But then that is sometimes the point of callings: they confound expectations. Like nostalgia, callings speak to a time and purpose that seem wholly sacred, but they need not be static or frozen like the gilded rose. Better when they are the pulsing blood to a life made manifest in the here and now. Better still when they move us forward.
Standing face to face with Virginia’s full pantry made me blush. Just a few moments earlier I was babbling on about the emotional appeal of putting up the harvest, living in the seasons, and the opportunities inherent in homesteading, my position mostly theory, a thing of notion and hope. But standing there—amid the ten-gallon buckets of dried fruit from every season and jars of everything from applesauce and peaches to green beans and pickles, sauces and soups, canned tuna and sausage—my earlier words seemed like shameful conceptual dribble.
Gratefully, Virginia’s perspective was free of such high-minded notions. Her reasons for early homesteading were strong and steady—like Virginia herself: “It’s what folks needed to do. It’s how they ate.” Such a declaration rang clear of enviro-speak, which is not to say there were no stories of seasons and stewardship: they just weren’t as precious as the ones we city folks tell.
In the simplest terms, early homesteading, and all manner of family farming since, was about the intimate relationship between our species and those found within the boundaries (whether garden fences or mountains) of the natural world. To be sure, for most of our time on this planet, “stewardship” was logical, not merely an ideal.
Meeting and talking to Virginia cut free my nostalgic longing from conjecture. Somehow the most simple thing—“It’s how they ate”—had been made complex by my ignorance or by the allure, logic, and convenience of modern living. But Virginia’s pantry was my wake-up call. It was the moment I shifted from wisp to way, the moment I became less inclined to imagine the joys of food preservation, stewardship, or homesteading in lieu of the very hard work that would, inevitably, stand before me.
Surrounding Virginia’s house were orchards and gardens that had fed Virginia, her now-departed husband Emerson, and their six children since 1946. Prior to that the Schmachers lived there, and before that Emerson’s great-aunt and great-uncle, who built the house in 1909. Regardless of resident or deed, the homestead was connected to a large eighty-acre parcel that was purchased by Mary Yoder Schwartz and her husband in 1887, after they moved to Oregon from Missouri.

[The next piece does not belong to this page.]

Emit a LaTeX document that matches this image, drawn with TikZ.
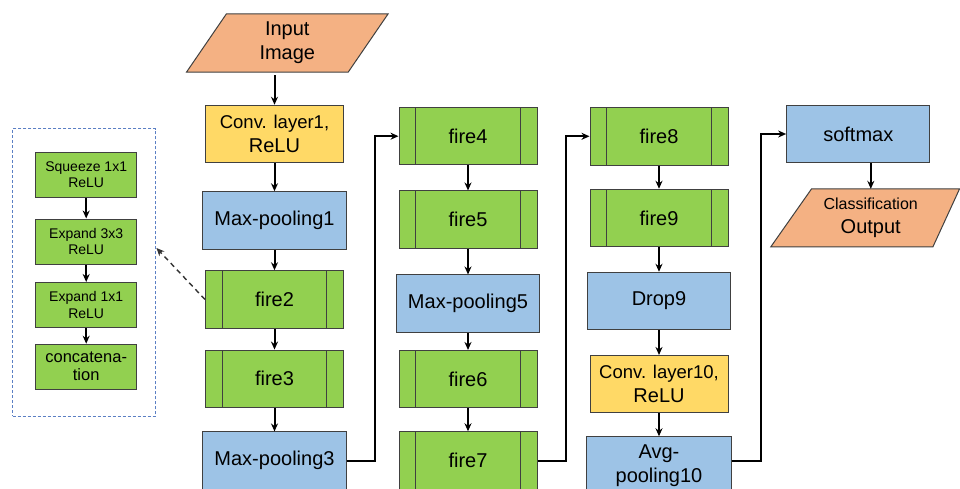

Mary Yoder’s brother, his wife, and their children (one of whom was Emerson’s father) followed Mary’s lead in 1889, bringing with them the hardware for the town’s first lumber mill. Virginia’s home, the namesake mill, country store, schoolhouse, church, and township still stand today, in one form or another, to share in a legacy grounded in place.
The Yoder family celebrated its seventy-third reunion this past August in the Smyrna Church (built in 1890 from the lumber produced at the Yoder mill). I was lucky enough to attend the event, having begged for an invitation from Virginia’s cousin Roberta, who, at ninety-five, is one of the oldest living members of the family.
Having lunch with Virginia and Roberta earlier that year had been one of the high points of my summer. Sharing a meal of chicken and noodles (that Virginia made), green beans (that Virginia canned), and shortcake made with fresh raspberries (that Virginia picked) reminded me of how far I had come from this kind of simple fellowship among friends and family: this is what life looked like before life had to be designed.
Perhaps I am being overly nostalgic when I say that meaning and purpose are lost when people leave home in search of meaning and purpose. I understand the reasons we searched, and I understand the promise inherent in the search, but I also recognize the downside: we could be losing the sweet, solid fellowship that comes from generations of hard work and staying in place.
These two women who, with six children each (Roberta had two sets of twins, so bore six children in eight years), knew and accepted the hard work of their lives and, more important, loved it. Not every day, to be sure, but as a whole. I think it was Roberta who chuckled at the premise of “working women” who never had time to volunteer because they were busy. “Like we weren’t busy,” she chortled.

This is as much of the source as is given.